• [Task]
Extract the lines from the start through the line that holds "const yTicks = [1];", both included, omitting all images.

• [Material provided]
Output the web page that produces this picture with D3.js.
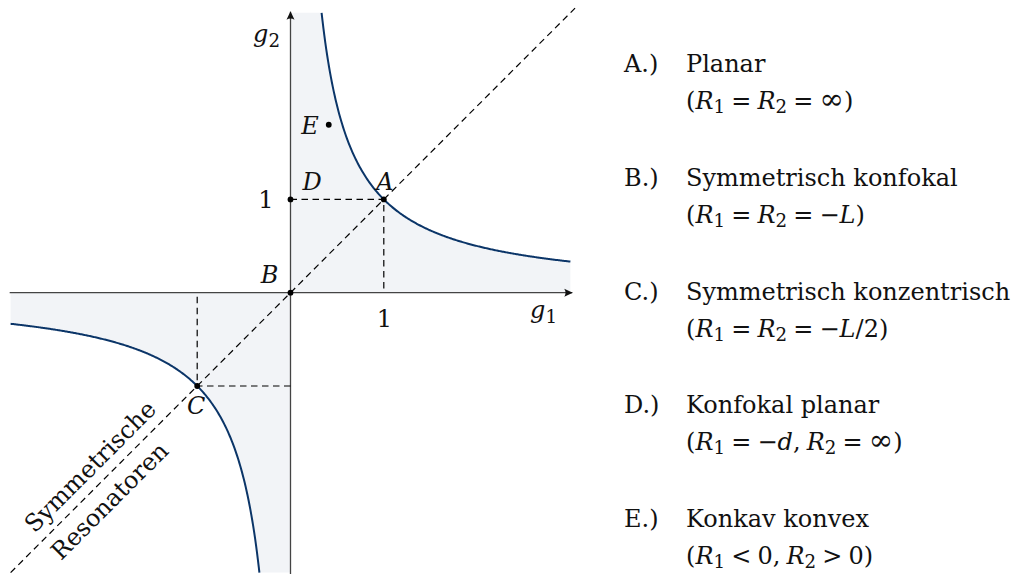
<!DOCTYPE html>
<html>
<head>
<meta charset="utf-8">
<script src="https://cdn.jsdelivr.net/npm/d3@7"></script>
<style>
  body { margin: 0; background: #fff; }
  svg { display: block; }
  text { font-family: "DejaVu Serif", serif; fill: #111; }
</style>
</head>
<body>
<svg id="chart" width="1011" height="574"></svg>
<script>
// ---- data ----------------------------------------------------------
// plotted range of the g-parameters
const gMin = -3, gMax = 3;
const xTicks = [1];
const yTicks = [1];

// special resonator configurations in the (g1, g2) plane
const pointNames = ["A", "B", "C", "D", "E"];
const pointG1 = [1, 0, -1, 0, 0.41];
const pointG2 = [1, 0, -1, 1, 1.8];

// legend entries; conditions are lists of [text, style] runs
// style: "" upright, "i" italic, "s" subscript, "inf" infinity sign
const legendKeys = ["A.)", "B.)", "C.)", "D.)", "E.)"];
const legendNames = ["Planar", "Symmetrisch konfokal", "Symmetrisch konzentrisch",
                     "Konfokal planar", "Konkav konvex"];
const legendConds = [
  [["(", ""], ["R", "i"], ["1", "s"], [" = ", ""], ["R", "i"], ["2", "s"], [" = ", ""], ["∞", "inf"], [")", ""]],
  [["(", ""], ["R", "i"], ["1", "s"], [" = ", ""], ["R", "i"], ["2", "s"], [" = −", ""], ["L", "i"], [")", ""]],
  [["(", ""], ["R", "i"], ["1", "s"], [" = ", ""], ["R", "i"], ["2", "s"], [" = −", ""], ["L", "i"], ["/2)", ""]],
  [["(", ""], ["R", "i"], ["1", "s"], [" = −", ""], ["d", "i"], [", ", ""], ["R", "i"], ["2", "s"], [" = ", ""], ["∞", "inf"], [")", ""]],
  [["(", ""], ["R", "i"], ["1", "s"], [" < 0, ", ""], ["R", "i"], ["2", "s"], [" > 0)", ""]]
];

// ---- layout --------------------------------------------------------
const FS = 24;
const svg = d3.select("#chart");
const x = d3.scaleLinear().domain([gMin, gMax]).range([290.5 - 3 * 93.3, 290.5 + 3 * 93.3]);
const y = d3.scaleLinear().domain([gMin, gMax]).range([292.7 + 3 * 93.3, 292.7 - 3 * 93.3]);

// arrow tip for the axes
svg.append("defs").append("marker")
  .attr("id", "tip").attr("markerUnits", "userSpaceOnUse")
  .attr("viewBox", "-9 -5 10 10").attr("refX", 0).attr("refY", 0)
  .attr("markerWidth", 10).attr("markerHeight", 10).attr("orient", "auto")
  .append("path").attr("d", "M0.5,0 L-8,-4 Q-5.5,0 -8,4 Z").attr("fill", "#111");

// stability boundary g1 * g2 = 1
const boundary = g => 1 / g;
const upper = d3.range(1 / gMax, gMax + 1e-9, 0.01).concat([gMax]).map(g => [g, boundary(g)]);
const lower = d3.range(gMin, 1 / gMin + 1e-9, 0.01).concat([1 / gMin]).map(g => [g, boundary(g)]);

const line = d3.line().x(d => x(d[0])).y(d => y(d[1]));

// stable regions (between the axes and the hyperbola)
svg.append("path")
  .attr("d", line([[0, 0], [0, gMax]].concat(upper, [[gMax, 0]])) + "Z")
  .attr("fill", "#f2f4f7");
svg.append("path")
  .attr("d", line([[0, 0], [gMin, 0]].concat(lower, [[0, gMin]])) + "Z")
  .attr("fill", "#f2f4f7");

// axes
svg.append("line")
  .attr("x1", x(-3.01)).attr("y1", y(0)).attr("x2", x(3.02)).attr("y2", y(0))
  .attr("stroke", "#444").attr("stroke-width", 1.3).attr("marker-end", "url(#tip)");
svg.append("line")
  .attr("x1", x(0)).attr("y1", y(-3.02)).attr("x2", x(0)).attr("y2", y(3.01))
  .attr("stroke", "#444").attr("stroke-width", 1.3).attr("marker-end", "url(#tip)");

const xAxis = svg.append("g").attr("transform", `translate(0,${y(0)})`)
  .call(d3.axisBottom(x).tickValues(xTicks).tickSize(0).tickPadding(17).tickFormat(d3.format("d")));
const yAxis = svg.append("g").attr("transform", `translate(${x(0)},0)`)
  .call(d3.axisLeft(y).tickValues(yTicks).tickSize(0).tickPadding(17).tickFormat(d3.format("d")));
[xAxis, yAxis].forEach(a => {
  a.select(".domain").remove();
  a.selectAll("text").attr("font-family", "DejaVu Serif, serif").attr("font-size", FS).attr("fill", "#111");
});

// dashed guides
const dash = { stroke: "#000", "stroke-width": 1.2, "stroke-dasharray": "6.5,4.5", fill: "none" };
function dashed(pts) {
  const p = svg.append("path").attr("d", line(pts));
  Object.entries(dash).forEach(([k, v]) => p.attr(k, v));
}
dashed([[-3.0, -3.0], [3.05, 3.05]]);
dashed([[0, pointG2[0]], [pointG1[0], pointG2[0]], [pointG1[0], 0]]);
dashed([[0, pointG2[2]], [pointG1[2], pointG2[2]], [pointG1[2], 0]]);

// hyperbola branches
[upper, lower].forEach(b => svg.append("path").attr("d", line(b))
  .attr("fill", "none").attr("stroke", "#0b3568").attr("stroke-width", 2));

// points and their letters
const labelPlace = {
  A: { dx: 1, dy: -9, anchor: "middle" },
  B: { dx: -12, dy: -10, anchor: "end" },
  C: { dx: -1, dy: 28, anchor: "middle" },
  D: { dx: 12, dy: -9, anchor: "start" },
  E: { dx: -10, dy: 9, anchor: "end" }
};
pointNames.forEach((n, i) => {
  const px = x(pointG1[i]), py = y(pointG2[i]);
  svg.append("circle").attr("cx", px).attr("cy", py).attr("r", 2.9).attr("fill", "#000");
  const lp = labelPlace[n];
  svg.append("text").attr("x", px + lp.dx).attr("y", py + lp.dy)
    .attr("text-anchor", lp.anchor).attr("font-size", FS).attr("font-style", "italic").text(n);
});

// rich text helper: italic runs and subscripts
function rich(t, runs, sub) {
  let shifted = false;
  runs.forEach(([s, k]) => {
    const ts = t.append("tspan").text(s);
    if (k === "i") ts.attr("font-style", "italic");
    if (k === "inf") ts.attr("font-size", FS * 1.22);
    if (k === "s") {
      ts.attr("font-size", FS * 0.76).attr("dy", shifted ? 0 : sub);
      shifted = true;
    } else if (shifted) {
      ts.attr("dy", -sub);
      shifted = false;
    }
  });
}

// axis titles
rich(svg.append("text").attr("x", 253).attr("y", 42).attr("font-size", FS),
     [["g", "i"], ["2", "s"]], 5);
rich(svg.append("text").attr("x", 530).attr("y", 318).attr("font-size", FS),
     [["g", "i"], ["1", "s"]], 4.5);

// diagonal caption
const cap = svg.append("g")
  .attr("transform", `translate(${x(-2.045)},${y(-2.045)}) rotate(-45)`);
cap.append("text").attr("x", 5.3).attr("y", -10.5).attr("text-anchor", "middle")
  .attr("font-size", FS).text("Symmetrische");
cap.append("text").attr("x", -5.3).attr("y", 27.5).attr("text-anchor", "middle")
  .attr("font-size", FS).text("Resonatoren");

// legend
legendKeys.forEach((k, i) => {
  const base = 72 + i * 113.75;
  svg.append("text").attr("x", 624).attr("y", base).attr("font-size", FS).text(k);
  svg.append("text").attr("x", 686).attr("y", base).attr("font-size", FS).text(legendNames[i]);
  rich(svg.append("text").attr("x", 686).attr("y", base + 37).attr("font-size", FS)
         .attr("word-spacing", -1.5),
       legendConds[i], 4);
});
</script>
</body>
</html>
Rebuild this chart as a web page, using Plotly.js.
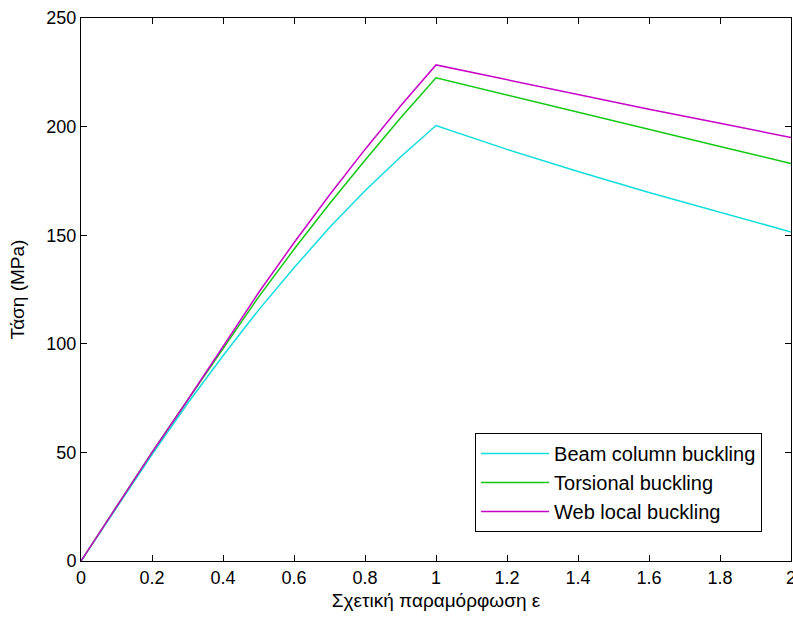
<!DOCTYPE html>
<html><head><meta charset="utf-8">
<script src="https://cdn.plot.ly/plotly-3.0.1.min.js"></script>
<style>html,body{margin:0;padding:0;background:#fff}</style>
</head><body>
<div id="chart" style="width:793px;height:619px"></div>
<script>
const strain = [0,0.1,0.2,0.3,0.4,0.5,0.6,0.7,0.8,0.9,1.0,1.2,1.4,1.6,1.8,2.0];
const beamColumn = [0,24.5,49,72.5,94.5,115.5,135,153.5,170.5,186,200.5,189.5,179.3,169.7,160.5,151.5];
const torsional = [0,25,50,74,98,121.5,143.5,164.5,184.5,204,222.5,214.5,206.5,198.6,190.8,183];
const webLocal = [0,25,50,74,98.5,123.5,146.5,168.5,189.5,209.5,228.4,221.5,214.8,208,201.5,195];
const seriesNames = ['Beam column buckling','Torsional buckling','Web local buckling'];
const xTicks = [0,0.2,0.4,0.6,0.8,1,1.2,1.4,1.6,1.8,2];
const xTickText = ['0','0.2','0.4','0.6','0.8','1','1.2','1.4','1.6','1.8','2'];
const yTicks = [0,50,100,150,200,250];

const colors = ['#11dddd','#11c811','#c800c8'];
const ys = [beamColumn, torsional, webLocal];
const traces = ys.map((y,i)=>({x:strain,y:y,type:'scatter',mode:'lines',name:seriesNames[i],
  line:{color:colors[i],width:1.5}}));

const fam = 'Liberation Sans, Arial, sans-serif';
const tickFont = {family:fam,size:18,color:'#000'};
const titleFont = {family:fam,size:19,color:'#000'};
const layout = {
  width:793,height:619,
  margin:{l:81,r:2,t:18,b:58},
  paper_bgcolor:'#fff',plot_bgcolor:'#fff',
  font:tickFont,
  xaxis:{range:[0,2],tickvals:xTicks,ticktext:xTickText,ticks:'inside',ticklen:6,tickcolor:'#000',
    showline:true,linecolor:'#000',linewidth:1,mirror:'allticks',showgrid:false,zeroline:false,
    ticklabeloverflow:'allow',
    tickfont:tickFont,title:{text:'Σχετική παραμόρφωση ε',font:titleFont,standoff:7}},
  yaxis:{range:[0,250],tickvals:yTicks,ticks:'inside',ticklen:6,tickcolor:'#000',
    showline:true,linecolor:'#000',linewidth:1,mirror:'allticks',showgrid:false,zeroline:false,
    ticklabeloverflow:'allow',
    tickfont:tickFont,title:{text:'Τάση (MPa)',font:titleFont,standoff:16}},
  showlegend:true,
  legend:{x:0.555,y:0.2357,xanchor:'left',yanchor:'top',bgcolor:'#fff',bordercolor:'#000',borderwidth:1,
    font:{family:fam,size:20,color:'#000'},itemwidth:68,tracegroupgap:0}
};
Plotly.newPlot('chart',traces,layout,{displayModeBar:false});
</script>
</body></html>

• [Response for this exercise]
Output the web page that produces this picture with D3.js.
<!DOCTYPE html>
<html>
<head>
<meta charset="utf-8">
<script src="https://cdn.jsdelivr.net/npm/d3@7"></script>
<style>
  body { margin: 0; background: #fff; }
  svg { display: block; }
  text { font-family: "DejaVu Serif", serif; fill: #111; }
</style>
</head>
<body>
<svg id="chart" width="1011" height="574"></svg>
<script>
// ---- data ----------------------------------------------------------
// plotted range of the g-parameters
const gMin = -3, gMax = 3;
const xTicks = [1];
const yTicks = [1];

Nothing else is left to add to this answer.